Your home acts as collateral, meaning the lender can take possession (via power of sale) if payments aren’t made—but this is always a last resort.
🔑 How a Mortgage Works in Canada
1. Down Payment
Your down payment determines how much you need to borrow. In Canada, the minimums are:
5% — homes under $500,000
10% — on the portion between $500,000 and $999,999
20% — homes $1M+
If your down payment is under 20%, you must purchase CMHC mortgage insurance.
2. Mortgage Term
The term is how long your rate and conditions last. Common terms are:
1-year
2-year
3-year
5-year (most popular in Canada)
At the end of each term, you either renew, refinance, or switch lenders.
3. Amortization Period
The amortization is the total time it takes to pay off your mortgage.
25 years (default with CMHC insurance)
30 years (for uninsured buyers with 20% down)
Longer amortization = lower payments but more interest over time.
4. Interest Rates
You can choose between:
Fixed Rate
Stays the same for the entire term
Predictable payments
Good for budget stability
Variable Rate
Moves with the lender’s prime rate
Can increase or decrease
Lower initial rates in many cases
Rates move based on:
Bank of Canada policy
Bond yields
Inflation
Market conditions
Comparing rates through mortgage brokers often provides better savings.
5. Mortgage Payments
Your payments include:
Principal (the amount you borrowed)
Interest
Sometimes property taxes
Sometimes mortgage insurance
You can choose:
Monthly
Semi-monthly
Bi-weekly
Accelerated bi-weekly
Accelerated payments help you pay off your home years sooner.
🧮 The Mortgage Stress Test
To qualify for a mortgage, Canadians must pass the OSFI mortgage stress test.
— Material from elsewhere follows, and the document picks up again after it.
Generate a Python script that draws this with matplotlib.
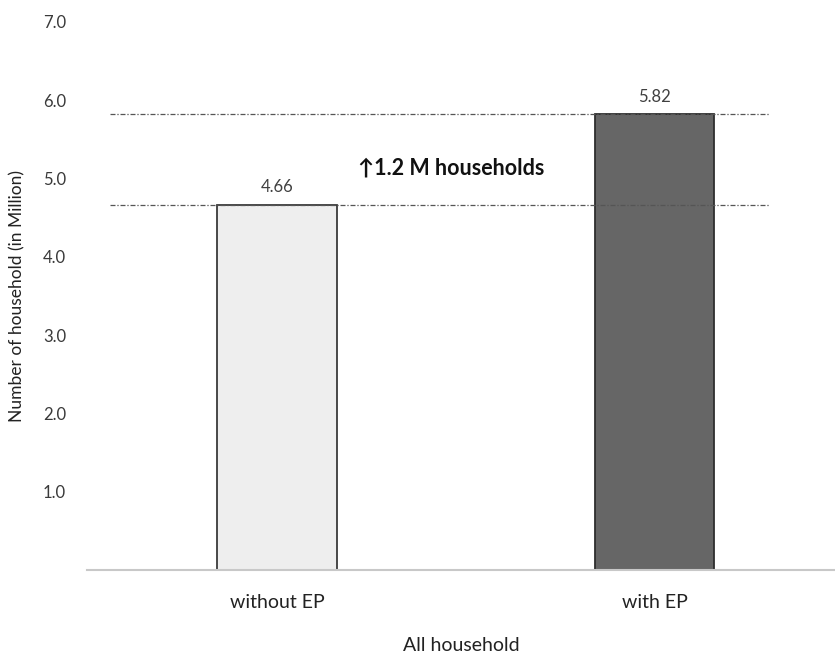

Lenders approve you based on the greater of:
Your actual rate + 2%
orThe government benchmark rate
(This ensures you can afford payments if rates rise.)
📝 How to Qualify for a Mortgage in Canada
Lenders look at:
Credit score (680+ preferred)
Income stability
Debts (TDS + GDS ratios)
Down payment source
Employment history
Property type & location
If you fall short on one area, a mortgage broker can find lenders with flexible programs.
🏡 Types of Mortgages in Canada
1. Conventional Mortgage
20%+ down payment, no mortgage insurance.
2. High-Ratio Mortgage
Under 20% down, CMHC insured.
3. Open Mortgage
Flexible—can pay off anytime, usually higher rates.
4. Closed Mortgage
Lower rates, limited prepayment privileges.
💡 Why Understanding Mortgage Basics Matters
Knowing how mortgages work helps you:
✔ Choose the right lender
✔ Compare rates wisely
✔ Avoid penalties
✔ Save thousands in interest
✔ Buy with confidence
🔍 Is a Mortgage Broker Better Than a Bank?
In many cases… yes.
A mortgage broker:
Compares rates from dozens of lenders
Finds programs banks won’t offer
Helps with pre-approval
Saves you money
Provides faster approvals
Banks only offer their own products.
🚀 Final Thoughts
Understanding how mortgages work in Canada puts you in control of your home-buying journey. With the right knowledge—and the right mortgage partner—you can secure a competitive rate, build equity, and move into a home you love with confidence.